Will Corporations Kill Endurance Racing—Or Save It?

From Outside Magazine
By Aaron Gulley

Life Time Fitness recently purchased the Dirty Kanza 200, the latest in a string of indie races to be scooped up by major corporations

Last month, Jim Cummins, the co-founder of the Dirty Kanza 200, announced that Life Time Fitness, a national chain of workout facilities, had agreed to purchase his event. The announcement caps the race’s stratospheric rise from a grassroots ride with 34 participants and a few pizzas afterwards in 2006 to the country’s premier gravel race with 2,750 cyclists and a three-day expo in 2018.

The acquisition of the DK200 adds to Life Time’s growing portfolio of endurance races, including Colorado’s Leadville Race Series and the Chequamegon Fat Tire Festival in northern Wisconsin. It also marks a trend of large corporate sponsors snapping up small races and events. Most notably, Dalian Wanda Group, a Chinese conglomerate, purchased the World Triathlon Corporation (WTC), owner of the Ironman Trademark, for $650 million in 2015. Since then, Dalian has added both the Absa Cape Epic and the Rock ’n’ Roll Marathon Series to its portfolio.

These sorts of acquisitions might be good for business, but it’s easy to wonder how they will affect the quality and experience of the races that are absorbed. “I think there’s a lot of conversation about how big corporate owners might homogenize events,” says Mike McCormack, founder of the Breck Epic, which Dalian courted for purchase this year. “You can make a case that these sorts of deals can improve an event. You can also make a case that they do not.”

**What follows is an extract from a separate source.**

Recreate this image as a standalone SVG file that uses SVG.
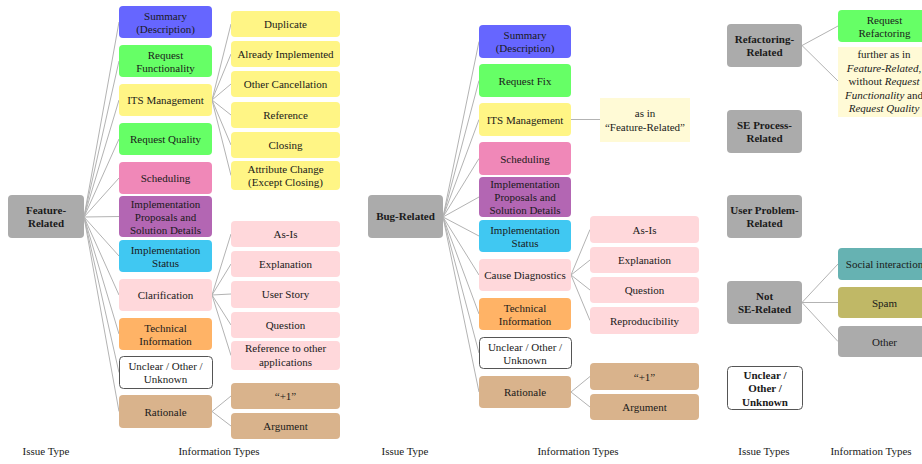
<svg xmlns="http://www.w3.org/2000/svg" width="922" height="464" viewBox="0 0 922 464">
<style>
text{font-family:"Liberation Serif","Times New Roman",serif;font-size:11px;fill:#1a1a1a;text-anchor:middle}
.b{font-weight:bold}
.i{font-style:italic}
.lbl{font-size:11px}
rect{stroke:none}
.issue{fill:#ababab}
.white{fill:#fff;stroke:#555;stroke-width:1}
.blue{fill:#6666ff}
.green{fill:#66ff66}
.yellow{fill:#fff585}
.pinkd{fill:#f088b8}
.purple{fill:#b366b3}
.cyan{fill:#40c8f2}
.pinkl{fill:#ffd8db}
.orange{fill:#ffb366}
.tan{fill:#d9b38c}
.note{fill:#fffad6}
.teal{fill:#66b2b2}
.olive{fill:#c0b866}
.grey{fill:#ababab}
#connectors line{stroke:#b3b3b3;stroke-width:1;fill:none}
</style>
<g id="connectors">
<!-- Feature-Related -->
<line x1="84" y1="217" x2="119" y2="22"/>
<line x1="84" y1="217" x2="119" y2="61"/>
<line x1="84" y1="217" x2="119" y2="100"/>
<line x1="84" y1="217" x2="119" y2="139"/>
<line x1="84" y1="217" x2="119" y2="178"/>
<line x1="84" y1="217" x2="119" y2="216.5"/>
<line x1="84" y1="217" x2="119" y2="256"/>
<line x1="84" y1="217" x2="119" y2="295"/>
<line x1="84" y1="217" x2="119" y2="334"/>
<line x1="84" y1="217" x2="119" y2="372.5"/>
<line x1="84" y1="217" x2="119" y2="411.5"/>
<line x1="212" y1="100" x2="231" y2="24"/>
<line x1="212" y1="100" x2="231" y2="54"/>
<line x1="212" y1="100" x2="231" y2="84"/>
<line x1="212" y1="100" x2="231" y2="115"/>
<line x1="212" y1="100" x2="231" y2="145"/>
<line x1="212" y1="100" x2="231" y2="175.5"/>
<line x1="212" y1="295" x2="231" y2="234"/>
<line x1="212" y1="295" x2="231" y2="264"/>
<line x1="212" y1="295" x2="231" y2="294"/>
<line x1="212" y1="295" x2="231" y2="325"/>
<line x1="212" y1="295" x2="231" y2="355.5"/>
<line x1="212" y1="411.5" x2="231" y2="396"/>
<line x1="212" y1="411.5" x2="231" y2="426"/>
<!-- Bug-Related -->
<line x1="443" y1="217" x2="479" y2="41.5"/>
<line x1="443" y1="217" x2="479" y2="80.5"/>
<line x1="443" y1="217" x2="479" y2="119.5"/>
<line x1="443" y1="217" x2="479" y2="158.5"/>
<line x1="443" y1="217" x2="479" y2="197"/>
<line x1="443" y1="217" x2="479" y2="236"/>
<line x1="443" y1="217" x2="479" y2="275"/>
<line x1="443" y1="217" x2="479" y2="314"/>
<line x1="443" y1="217" x2="479" y2="353"/>
<line x1="443" y1="217" x2="479" y2="392"/>
<line x1="571" y1="119.5" x2="600" y2="119.5"/>
<line x1="571" y1="275" x2="590" y2="229.5"/>
<line x1="571" y1="275" x2="590" y2="260"/>
<line x1="571" y1="275" x2="590" y2="290"/>
<line x1="571" y1="275" x2="590" y2="320.5"/>
<line x1="571" y1="392" x2="590" y2="376.5"/>
<line x1="571" y1="392" x2="590" y2="407"/>
<!-- Right -->
<line x1="802" y1="45.5" x2="838" y2="26"/>
<line x1="802" y1="45.5" x2="838" y2="81"/>
<line x1="802" y1="302.5" x2="838" y2="264"/>
<line x1="802" y1="302.5" x2="838" y2="302.5"/>
<line x1="802" y1="302.5" x2="838" y2="341.5"/>
</g>

<!-- ===== Feature-Related panel ===== -->
<g id="feature-related"><rect class="issue" x="8" y="195" width="76" height="43" rx="4"/><text class="b" x="46" y="214">Feature-</text><text class="b" x="46" y="227">Related</text></g>
<g id="f-summary"><rect class="blue" x="119" y="6" width="93" height="32" rx="4"/><text x="165.5" y="19.5">Summary</text><text x="165.5" y="32.5">(Description)</text></g>
<g id="f-reqfunc"><rect class="green" x="119" y="45" width="93" height="32" rx="4"/><text x="165.5" y="58.5">Request</text><text x="165.5" y="71.5">Functionality</text></g>
<g id="f-its"><rect class="yellow" x="119" y="84" width="93" height="32" rx="4"/><text x="165.5" y="104">ITS Management</text></g>
<g id="f-reqqual"><rect class="green" x="119" y="123" width="93" height="32" rx="4"/><text x="165.5" y="143">Request Quality</text></g>
<g id="f-sched"><rect class="pinkd" x="119" y="162" width="93" height="32" rx="4"/><text x="165.5" y="182">Scheduling</text></g>
<g id="f-implprop"><rect class="purple" x="119" y="196" width="93" height="41" rx="4"/><text x="165.5" y="207.5">Implementation</text><text x="165.5" y="220.5">Proposals and</text><text x="165.5" y="233.5">Solution Details</text></g>
<g id="f-implstat"><rect class="cyan" x="119" y="240" width="93" height="32" rx="4"/><text x="165.5" y="253.5">Implementation</text><text x="165.5" y="266.5">Status</text></g>
<g id="f-clar"><rect class="pinkl" x="119" y="279" width="93" height="32" rx="4"/><text x="165.5" y="299">Clarification</text></g>
<g id="f-tech"><rect class="orange" x="119" y="318" width="93" height="32" rx="4"/><text x="165.5" y="331.5">Technical</text><text x="165.5" y="344.5">Information</text></g>
<g id="f-unclear"><rect class="white" x="119.5" y="356.5" width="93" height="32" rx="4"/><text x="165.5" y="370">Unclear / Other /</text><text x="165.5" y="383">Unknown</text></g>
<g id="f-rationale"><rect class="tan" x="119" y="395" width="93" height="33" rx="4"/><text x="165.5" y="415.5">Rationale</text></g>

<g id="f-dup"><rect class="yellow" x="231" y="11" width="109" height="26" rx="4"/><text x="285.5" y="28">Duplicate</text></g>
<g id="f-already"><rect class="yellow" x="231" y="41" width="109" height="26" rx="4"/><text x="285.5" y="58">Already Implemented</text></g>
<g id="f-othercancel"><rect class="yellow" x="231" y="71" width="109" height="26" rx="4"/><text x="285.5" y="88">Other Cancellation</text></g>
<g id="f-reference"><rect class="yellow" x="231" y="102" width="109" height="26" rx="4"/><text x="285.5" y="119">Reference</text></g>
<g id="f-closing"><rect class="yellow" x="231" y="132" width="109" height="26" rx="4"/><text x="285.5" y="149">Closing</text></g>
<g id="f-attr"><rect class="yellow" x="231" y="161" width="109" height="29" rx="4"/><text x="285.5" y="172.5">Attribute Change</text><text x="285.5" y="186">(Except Closing)</text></g>
<g id="f-asis"><rect class="pinkl" x="231" y="221" width="109" height="26" rx="4"/><text x="285.5" y="238">As-Is</text></g>
<g id="f-expl"><rect class="pinkl" x="231" y="251" width="109" height="26" rx="4"/><text x="285.5" y="268">Explanation</text></g>
<g id="f-userstory"><rect class="pinkl" x="231" y="281" width="109" height="27" rx="4"/><text x="285.5" y="298">User Story</text></g>
<g id="f-question"><rect class="pinkl" x="231" y="312" width="109" height="26" rx="4"/><text x="285.5" y="329">Question</text></g>
<g id="f-refother"><rect class="pinkl" x="231" y="341" width="109" height="29" rx="4"/><text x="285.5" y="352">Reference to other</text><text x="285.5" y="366">applications</text></g>
<g id="f-plus1"><rect class="tan" x="231" y="383" width="109" height="26" rx="4"/><text x="285.5" y="400">“+1”</text></g>
<g id="f-argument"><rect class="tan" x="231" y="413" width="109" height="26" rx="4"/><text x="285.5" y="430">Argument</text></g>

<text class="lbl" x="46" y="455">Issue Type</text>
<text class="lbl" x="219" y="455">Information Types</text>

<!-- ===== Bug-Related panel ===== -->
<g id="bug-related"><rect class="issue" x="368" y="195" width="75" height="43" rx="4"/><text class="b" x="405.5" y="220">Bug-Related</text></g>
<g id="b-summary"><rect class="blue" x="479" y="25" width="92" height="33" rx="4"/><text x="525" y="39">Summary</text><text x="525" y="52">(Description)</text></g>
<g id="b-reqfix"><rect class="green" x="479" y="64" width="92" height="33" rx="4"/><text x="525" y="84.5">Request Fix</text></g>
<g id="b-its"><rect class="yellow" x="479" y="103" width="92" height="33" rx="4"/><text x="525" y="123.5">ITS Management</text></g>
<g id="b-sched"><rect class="pinkd" x="479" y="142" width="92" height="33" rx="4"/><text x="525" y="162.5">Scheduling</text></g>
<g id="b-implprop"><rect class="purple" x="479" y="177" width="92" height="40" rx="4"/><text x="525" y="188">Implementation</text><text x="525" y="201">Proposals and</text><text x="525" y="214">Solution Details</text></g>
<g id="b-implstat"><rect class="cyan" x="479" y="220" width="92" height="32" rx="4"/><text x="525" y="233.5">Implementation</text><text x="525" y="246.5">Status</text></g>
<g id="b-cause"><rect class="pinkl" x="479" y="259" width="92" height="32" rx="4"/><text x="525" y="279">Cause Diagnostics</text></g>
<g id="b-tech"><rect class="orange" x="479" y="298" width="92" height="32" rx="4"/><text x="525" y="311.5">Technical</text><text x="525" y="324.5">Information</text></g>
<g id="b-unclear"><rect class="white" x="479.5" y="337.5" width="92" height="31" rx="4"/><text x="525" y="350.5">Unclear / Other /</text><text x="525" y="364">Unknown</text></g>
<g id="b-rationale"><rect class="tan" x="479" y="376" width="92" height="32" rx="4"/><text x="525" y="396">Rationale</text></g>
<g id="b-asin"><rect class="note" x="600" y="98" width="90" height="44"/><text x="645" y="117">as in</text><text x="645" y="131">“Feature-Related”</text></g>
<g id="b-asis"><rect class="pinkl" x="590" y="216" width="109" height="27" rx="4"/><text x="644.5" y="233.5">As-Is</text></g>
<g id="b-expl"><rect class="pinkl" x="590" y="247" width="109" height="26" rx="4"/><text x="644.5" y="264">Explanation</text></g>
<g id="b-question"><rect class="pinkl" x="590" y="277" width="109" height="26" rx="4"/><text x="644.5" y="294">Question</text></g>
<g id="b-repro"><rect class="pinkl" x="590" y="307" width="109" height="27" rx="4"/><text x="644.5" y="324.5">Reproducibility</text></g>
<g id="b-plus1"><rect class="tan" x="590" y="363" width="109" height="27" rx="4"/><text x="644.5" y="380.5">“+1”</text></g>
<g id="b-argument"><rect class="tan" x="590" y="394" width="109" height="26" rx="4"/><text x="644.5" y="411">Argument</text></g>

<text class="lbl" x="405" y="455">Issue Type</text>
<text class="lbl" x="578" y="455">Information Types</text>

<!-- ===== Right panel ===== -->
<g id="refactoring-related"><rect class="issue" x="727" y="24" width="75" height="43" rx="4"/><text class="b" x="764.5" y="43">Refactoring-</text><text class="b" x="764.5" y="56">Related</text></g>
<g id="se-process-related"><rect class="issue" x="727" y="110" width="75" height="43" rx="4"/><text class="b" x="764.5" y="129">SE Process-</text><text class="b" x="764.5" y="142">Related</text></g>
<g id="user-problem-related"><rect class="issue" x="727" y="195" width="75" height="43" rx="4"/><text class="b" x="764.5" y="214">User Problem-</text><text class="b" x="764.5" y="227">Related</text></g>
<g id="not-se-related"><rect class="issue" x="727" y="281" width="75" height="43" rx="4"/><text class="b" x="764.5" y="300">Not</text><text class="b" x="764.5" y="313">SE-Related</text></g>
<g id="unclear-issue"><rect class="white" x="727.5" y="366.5" width="75" height="43" rx="4"/><text class="b" x="765" y="378.5">Unclear /</text><text class="b" x="765" y="392">Other /</text><text class="b" x="765" y="405.5">Unknown</text></g>
<g id="r-reqrefactor"><rect class="green" x="838" y="10" width="93" height="32" rx="4"/><text x="884.5" y="23.5">Request</text><text x="884.5" y="36.5">Refactoring</text></g>
<g id="r-further"><rect class="note" x="838" y="47" width="93" height="70"/><text x="884" y="57.5">further as in</text><text x="884" y="71.5"><tspan class="i">Feature-Related</tspan>,</text><text x="884" y="85">without <tspan class="i">Request</tspan></text><text x="884" y="98.5"><tspan class="i">Functionality</tspan> and</text><text x="884" y="112"><tspan class="i">Request Quality</tspan></text></g>
<g id="r-social"><rect class="teal" x="838" y="248" width="93" height="32" rx="4"/><text x="884.5" y="268">Social interaction</text></g>
<g id="r-spam"><rect class="olive" x="838" y="287" width="93" height="31" rx="4"/><text x="884.5" y="306.5">Spam</text></g>
<g id="r-other"><rect class="grey" x="838" y="326" width="93" height="31" rx="4"/><text x="884.5" y="345.5">Other</text></g>

<text class="lbl" x="764" y="455">Issue Types</text>
<text class="lbl" x="871" y="455">Information Types</text>
</svg>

For his part, after careful reflection and lots of input from the city of Breckenridge, much of it negative, McCormack decided to pass on WTC’s purchase offer. “We felt like we measured the soul of our event differently than they would have,” he says. WTC’s intent to grow the event from its current roster of 600 riders to 1,500 after four years was one of the biggest reasons McCormack declined, as he worried about the impact on the trails and the town. “They wanted to make it really big,” he explains. “But bigger isn’t better. Better is better.”

Eric Mamula, mayor of Breckenridge, says it was a difficult choice, but that he feels McCormack made the right decision. “It would have been great for business, but the truth is we’re already busier than we have ever been,” says Mamula. “We’re a little town, and there’s already event fatigue here. There’s always something going on. So I think people just worried about the Breck Epic getting bigger and bringing in more people. I think people didn’t want it to turn into a Leadville.”